In this, my first ever set of New Year’s resolutions, I am endeavoring to set realistic goals that are both flexible and fulfilling, that address various areas of my existence that I really do want to address. It might be more realistic to set one goal in this, my first go at the whole new year’s resolution thing, but afraid that one singular goal would become too lofty, I’ve instead made several, perhaps smaller goals, that will challenge me the whole year long, but are concrete and measurable. After setting goals in the past like, “maybe I’ll take up running again” or, “I should learn something new” that were vague and allowed no checking off, I have realized the importance of clearly measurable goals. After many seasons of my nomad life, I have learned that rigid plans reliably fail. Doing yoga every morning was a noble goal until I was living in a tent where the frequent rainstorms made my morning practice impractical.

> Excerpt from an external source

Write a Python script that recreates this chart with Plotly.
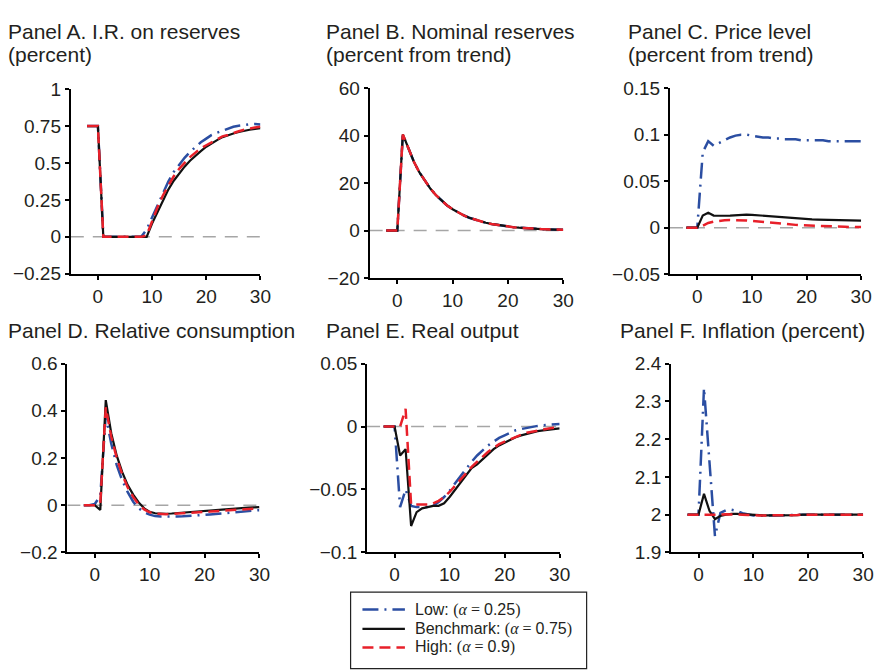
import plotly.graph_objects as go

W, H = 886, 670

t = list(range(-2, 31))

# Panel A: interest rate on reserves (percent)
a_low = [0.75, 0.75, 0.75, 0, 0, 0, 0, 0, 0, 0, 0, 0.05, 0.13, 0.22, 0.30, 0.375, 0.44, 0.49, 0.535, 0.575,
         0.61, 0.64, 0.665, 0.69, 0.705, 0.72, 0.735, 0.745, 0.752, 0.758, 0.762, 0.764, 0.76]
a_bench = [0.75, 0.75, 0.75, 0, 0, 0, 0, 0, 0, 0, 0, 0, 0.09, 0.17, 0.25, 0.32, 0.38, 0.43, 0.475, 0.515,
           0.55, 0.58, 0.61, 0.635, 0.655, 0.675, 0.69, 0.70, 0.71, 0.72, 0.725, 0.73, 0.735]
a_high = [0.75, 0.75, 0.75, 0, 0, 0, 0, 0, 0, 0, 0, 0.01, 0.11, 0.20, 0.28, 0.35, 0.41, 0.46, 0.50, 0.54,
          0.57, 0.60, 0.62, 0.64, 0.66, 0.68, 0.69, 0.705, 0.715, 0.725, 0.735, 0.74, 0.745]

# Panel B: nominal reserves (percent from trend)
b_low = [0, 0, 0, 40.5, 34.3, 29.0, 24.5, 20.8, 17.6, 14.9, 12.6, 10.6, 9.0, 7.6, 6.4, 5.4, 4.6, 3.9, 3.3,
         2.8, 2.4, 2.0, 1.7, 1.4, 1.2, 1.0, 0.87, 0.74, 0.62, 0.53, 0.45, 0.38, 0.32]
b_bench = list(b_low)
b_high = list(b_low)

# Panel C: price level (percent from trend)
c_low = [0, 0, 0, 0.081, 0.093, 0.088, 0.091, 0.094, 0.097, 0.099, 0.100, 0.100, 0.099, 0.098, 0.097,
         0.097, 0.096, 0.096, 0.095, 0.095, 0.095, 0.094, 0.094, 0.094, 0.094, 0.094, 0.093, 0.093,
         0.093, 0.093, 0.093, 0.093, 0.093]
c_bench = [0, 0, 0, 0.013, 0.016, 0.013, 0.0125, 0.0128, 0.013, 0.0135, 0.014, 0.014, 0.0138, 0.0133,
           0.0128, 0.0122, 0.0117, 0.0112, 0.0107, 0.0103, 0.0099, 0.0095, 0.0092, 0.0089, 0.0087,
           0.0085, 0.0083, 0.0081, 0.008, 0.0079, 0.0078, 0.0077, 0.0076]
c_high = [0, 0, 0, 0.002, 0.005, 0.0065, 0.0075, 0.008, 0.0082, 0.0082, 0.008, 0.0077, 0.0072, 0.0066,
          0.006, 0.0054, 0.0048, 0.0043, 0.0038, 0.0034, 0.003, 0.0026, 0.0023, 0.002, 0.0018, 0.0016,
          0.0014, 0.0012, 0.001, 0.0009, 0.0008, 0.0007, 0.0006]

# Panel D: relative consumption
d_low = [0, 0, 0.005, 0.04, 0.38, 0.26, 0.17, 0.105, 0.055, 0.015, -0.013, -0.03, -0.04, -0.046, -0.048,
         -0.049, -0.049, -0.048, -0.047, -0.046, -0.044, -0.043, -0.041, -0.039, -0.037, -0.035, -0.033,
         -0.031, -0.029, -0.027, -0.025, -0.023, -0.021]
d_bench = [0, 0, 0, -0.02, 0.445, 0.305, 0.21, 0.14, 0.085, 0.045, 0.012, -0.013, -0.028, -0.034, -0.036,
           -0.036, -0.035, -0.033, -0.031, -0.029, -0.027, -0.025, -0.023, -0.021, -0.019, -0.017, -0.015,
           -0.014, -0.012, -0.011, -0.010, -0.009, -0.008]
d_high = [0, 0, 0, 0.01, 0.415, 0.29, 0.20, 0.13, 0.075, 0.035, 0.003, -0.018, -0.03, -0.036, -0.038,
          -0.038, -0.037, -0.036, -0.035, -0.033, -0.032, -0.030, -0.028, -0.027, -0.025, -0.024, -0.022,
          -0.020, -0.019, -0.017, -0.016, -0.015, -0.013]

# Panel E: real output
e_low = [0, 0, 0, -0.064, -0.05, -0.063, -0.064, -0.064, -0.064, -0.063, -0.060, -0.056, -0.051, -0.045,
         -0.039, -0.033, -0.028, -0.023, -0.019, -0.015, -0.012, -0.009, -0.007, -0.005, -0.003, -0.002,
         -0.001, 0, 0.0005, 0.001, 0.0015, 0.002, 0.002]
e_bench = [0, 0, 0, -0.023, -0.018, -0.079, -0.068, -0.065, -0.064, -0.063, -0.063, -0.061, -0.056, -0.050,
           -0.044, -0.038, -0.033, -0.030, -0.026, -0.022, -0.018, -0.015, -0.0128, -0.0105, -0.0085,
           -0.007, -0.0058, -0.0046, -0.0037, -0.003, -0.0025, -0.002, -0.0015]
e_high = [0, 0, 0, 0, 0.014, -0.062, -0.062, -0.062, -0.062, -0.061, -0.059, -0.056, -0.052, -0.047,
          -0.042, -0.037, -0.032, -0.028, -0.024, -0.020, -0.017, -0.014, -0.012, -0.010, -0.008, -0.0065,
          -0.005, -0.004, -0.003, -0.002, -0.0015, -0.001, -0.0005]

# Panel F: inflation (percent)
f_low = [2, 2, 2, 2.335, 2.14, 1.943, 2.005, 2.012, 2.013, 2.010, 2.004, 2.0, 1.998, 1.997, 1.997, 1.998,
         1.998, 1.999, 1.999, 1.999, 2.0, 2.0, 2.0, 2.0, 2.0, 2.0, 2.0, 2.0, 2.0, 2.0, 2.0, 2.0, 2.0]
f_bench = [2, 2, 2, 2.055, 2.01, 1.988, 1.997, 2.0, 2.002, 2.002, 2.001, 2.0, 1.999, 1.998, 1.998, 1.998,
           1.998, 1.999, 1.999, 1.999, 1.999, 2.0, 2.0, 2.0, 2.0, 2.0, 2.0, 2.0, 2.0, 2.0, 2.0, 2.0, 2.0]
f_high = [2, 2, 2, 2.0, 2.0, 1.999, 2.0, 2.001, 2.001, 2.0, 2.0, 1.999, 1.998, 1.998, 1.998, 1.998, 1.998,
          1.998, 1.999, 1.999, 1.999, 2.0, 2.0, 2.0, 2.0, 2.0, 2.0, 2.0, 2.0, 2.0, 2.0, 2.0, 2.0]

x_ticks = [0, 10, 20, 30]

titles = [
    ("Panel A. I.R. on reserves", "(percent)"),
    ("Panel B. Nominal reserves", "(percent from trend)"),
    ("Panel C. Price level", "(percent from trend)"),
    ("Panel D. Relative consumption", ""),
    ("Panel E. Real output", ""),
    ("Panel F. Inflation (percent)", ""),
]
y_ticks = [
    [-0.25, 0, 0.25, 0.5, 0.75, 1],
    [-20, 0, 20, 40, 60],
    [-0.05, 0, 0.05, 0.1, 0.15],
    [-0.2, 0, 0.2, 0.4, 0.6],
    [-0.1, -0.05, 0, 0.05],
    [1.9, 2, 2.1, 2.2, 2.3, 2.4],
]
y_ticktext = [
    ["\u22120.25", "0", "0.25", "0.5", "0.75", "1"],
    ["\u221220", "0", "20", "40", "60"],
    ["\u22120.05", "0", "0.05", "0.1", "0.15"],
    ["\u22120.2", "0", "0.2", "0.4", "0.6"],
    ["\u22120.1", "\u22120.05", "0", "0.05"],
    ["1.9", "2", "2.1", "2.2", "2.3", "2.4"],
]
series = [
    (a_low, a_bench, a_high),
    (b_low, b_bench, b_high),
    (c_low, c_bench, c_high),
    (d_low, d_bench, d_high),
    (e_low, e_bench, e_high),
    (f_low, f_bench, f_high),
]
baselines = [0, 0, 0, 0, 0, None]

legend_names = ["Low: ", "Benchmark: ", "High: "]
legend_alpha = ["0.25", "0.75", "0.9"]

# pixel boxes of the plot areas (left, right, top, bottom)
boxes = [
    (71.7, 263.7, 81.7, 272.3),
    (374.3, 570.3, 80.7, 276.7),
    (678.4, 872.0, 80.7, 272.7),
    (68.2, 262.7, 365.0, 560.0),
    (371.7, 566.7, 365.0, 560.0),
    (679.5, 874.0, 365.0, 560.0),
]
title_x = [6, 328, 634, 6, 328, 626]
title_y = [22, 331]

BLUE = "#2b4ea2"
RED = "#e8202a"
BLACK = "#111111"
TXT = "#231f20"
FONT = "Liberation Sans, Arial, Helvetica, sans-serif"
SERIF = "Liberation Serif, Times New Roman, serif"

styles = [
    (BLUE, "16px,6px,2px,6px", 2.5),
    (BLACK, "solid", 2.2),
    (RED, "11px,6px", 2.5),
]

fig = go.Figure()
shapes = []
annotations = []

for i in range(6):
    n = i + 1
    xa = "x" if n == 1 else f"x{n}"
    ya = "y" if n == 1 else f"y{n}"
    l, r, tp, bt = boxes[i]
    for (col, dash, lw), ys in zip(styles, series[i]):
        fig.add_trace(go.Scatter(x=t, y=ys, mode="lines", xaxis=xa, yaxis=ya,
                                 line=dict(color=col, dash=dash, width=lw),
                                 showlegend=False, hoverinfo="skip"))
    yt = y_ticks[i]
    fig.layout[f"xaxis{'' if n == 1 else n}"] = dict(
        domain=[l / W, r / W], range=[-5, 30], anchor=ya,
        tickvals=x_ticks, ticktext=[str(v) for v in x_ticks],
        showline=True, linecolor="black", linewidth=2, ticks="outside", ticklen=4,
        tickwidth=1.5, tickcolor="black", showgrid=False, zeroline=False,
        tickfont=dict(family=FONT, size=19, color=TXT), fixedrange=True)
    fig.layout[f"yaxis{'' if n == 1 else n}"] = dict(
        domain=[1 - bt / H, 1 - tp / H], range=[yt[0], yt[-1]], anchor=xa,
        tickvals=yt, ticktext=y_ticktext[i],
        showline=True, linecolor="black", linewidth=2, ticks="outside", ticklen=4,
        tickwidth=1.5, tickcolor="black", showgrid=False, zeroline=False,
        tickfont=dict(family=FONT, size=19, color=TXT), fixedrange=True)
    if baselines[i] is not None:
        shapes.append(dict(type="line", xref=xa, yref=ya, x0=-5, x1=30,
                           y0=baselines[i], y1=baselines[i], layer="below",
                           line=dict(color="#a6a6a6", width=1.5, dash="13px,9px")))
    row = 0 if i < 3 else 1
    l1, l2 = titles[i]
    annotations.append(dict(text=l1, xref="paper", yref="paper", x=title_x[i] / W,
                            y=1 - title_y[row] / H, xanchor="left", yanchor="middle",
                            showarrow=False, font=dict(family=FONT, size=21, color=TXT)))
    if l2:
        annotations.append(dict(text=l2, xref="paper", yref="paper", x=title_x[i] / W,
                                y=1 - (title_y[row] + 24) / H, xanchor="left",
                                yanchor="middle", showarrow=False,
                                font=dict(family=FONT, size=21, color=TXT)))

# legend box (manual)
lx0, lx1, ly0 = 355, 594, 601
shapes.append(dict(type="rect", xref="paper", yref="paper", x0=lx0 / W, x1=lx1 / W,
                   y0=1 - 680 / H, y1=1 - ly0 / H, line=dict(color="#222", width=1.2),
                   fillcolor="white", layer="above"))
leg_y = [619, 639, 658]
for (col, dash, lw), nm, al, yy in zip(styles, legend_names, legend_alpha, leg_y):
    shapes.append(dict(type="line", xref="paper", yref="paper", x0=367 / W, x1=410 / W,
                       y0=1 - yy / H, y1=1 - yy / H, layer="above",
                       line=dict(color=col, width=lw, dash=dash)))
    txt = (nm + f"<span style='font-family:{SERIF}'>(<i>\u03b1</i> = </span>" + al
           + f"<span style='font-family:{SERIF}'>)</span>")
    annotations.append(dict(text=txt, xref="paper", yref="paper", x=418 / W, y=1 - yy / H,
                            xanchor="left", yanchor="middle", showarrow=False,
                            font=dict(family=FONT, size=16, color=TXT)))

fig.update_layout(width=W, height=H, margin=dict(l=0, r=0, t=0, b=0),
                  paper_bgcolor="white", plot_bgcolor="white",
                  shapes=shapes, annotations=annotations, showlegend=False)

fig.write_html("out.html", config={"displayModeBar": False})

As I mentioned, this plan of mine was largely inspired by the idea of Dixie’s plan of going somewhere new every month. It is the sort of goal that is clearly measurable, but also extremely open-ended, and without the potential for failure that an everyday sort of goal sets up (after all, if just one day goes by, I’ve technically failed….). So I’ve got a small list. (I won’t share the entire list here, as it is fairly personal, and I’m not so certain of my audience here). One of my potential favorites that I’ve set is to go for a hike every week. That’s 52 hikes in the course of the year. I love hiking, but don’t always make the time for it, or find myself inclined to lounge in beautiful places instead of adequately exploring them. I am perfectly content to read in the sunshine, or picnic in the shadow of tall trees, to meander aimlessly on sandy beaches, and to nap in the shade. It is a goal that I hope will serve both my physical needs to be more active, and feed my insatiable wanderlust in some small way. It is something that I can check off every week, something that I can do anywhere in the world, and totally open-ended. I am looking forward to all the places my legs will take me in the coming year.